Jetzt sind wir wieder beim Kernproblem der Kulturflatrate, sie wird zu nichts anderem als einer Kultur-GEZ. Abgaben auf Internetanschlüsse für Urheber sind auch nicht besser als Abgaben auf PCs für den öffentlich-rechtlichen Rundfunk oder Abgaben auf Autos für Kartoffelbauern. Die Idee »Wir verklagen euch nicht, wenn ihr uns Geld gebt« ist vom Prinzip her nichts anderes als Schutzgelderpressung und die Kulturwertmark ist ein Einknicken darauf.

Die Kulturwertmark ist im Prinzip ein staatlich zwangsverkaufter Kulturgutschein. Damit wird – wie vom CCC vollkommen richtig beschrieben – ein staatlich garantierter Mindestmarkt für Werke geschaffen. Die Leute können ihre Kulturwertmark für nichts anderes ausgeben. Es ist aber ein fundamental falscher Gedanke, dass irgendjemand das Anrecht hätte, dass der Staat ihm ein Mindestmarktvolumen sichert. Was machen wir, wenn demnächst der Automobilmarkt weiter schrumpft und die Abwrackprämie nicht mehr zieht, weil alle schon neue Autos haben? Erheben wir dann auch „Automobilwertmark“, die die Leute dann nur für Autos ausgeben dürfen?

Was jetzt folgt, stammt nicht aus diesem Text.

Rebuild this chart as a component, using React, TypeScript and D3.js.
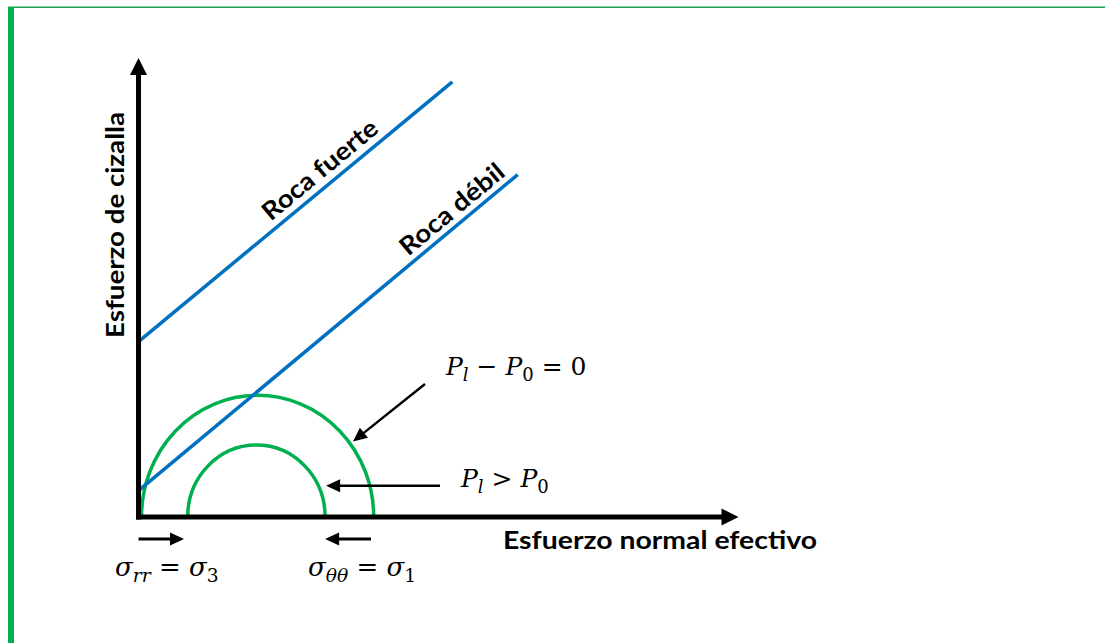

Als Ausführung, ob man den Kulturmarkt überhaupt stützen muss, verweise ich auf einen etwas älteren Aufsatz von mir. Direktes Crowd-Funding ist sicher die bessere Alternative zur Kulturwertmark, vielleicht schreib ich da auch nochmal einen detaillierten Aufsatz darüber. Die Idee dazu findet sich in einem alten Artikel, den ich mal für die Musikpiraten geschrieben habe (Die Bezeichnung »Donor Projects« verstehe sich als Arbeitstitel).

Ganz nebenbei bemerkt, möchte ich kurz noch erwähnen, dass der CCC sich vielleicht nochmal überlegen sollte, ob er jeden Bürger dazuzwingenwill, an einer digitalen (und damit überwachbaren!) Währung teilzunehmen, auch wenn jeder sein Budget alternativ auch breit verteilen kann. (Edit: Sehe gerade bei iRights.info, dass es gut erforschte Konzepte für anonymes Micropayment gibt. Muss ich mir fast mal zu Gemüte führen)

Interessant wird übrigens die Reaktion der Verwerter. Wie viel die selbst von ihrem gottgegeben Recht auf »geistiges Eigentum«(sic!) halten, sieht man jetzt bald daran, für wie viel (Kulturwert-)Mark sie sich das abkaufen lassen 😉

Abschließend kann man sagen: Es ist lobenswert vom CCC Bewegung in die Debatte bringen zu wollen. Aber das klappt nicht, wenn man den zweiten Schritt – die Etablierung eines Verwertungsmodell – vor dem ersten – der Reformierung des Urheberrechts – machen will.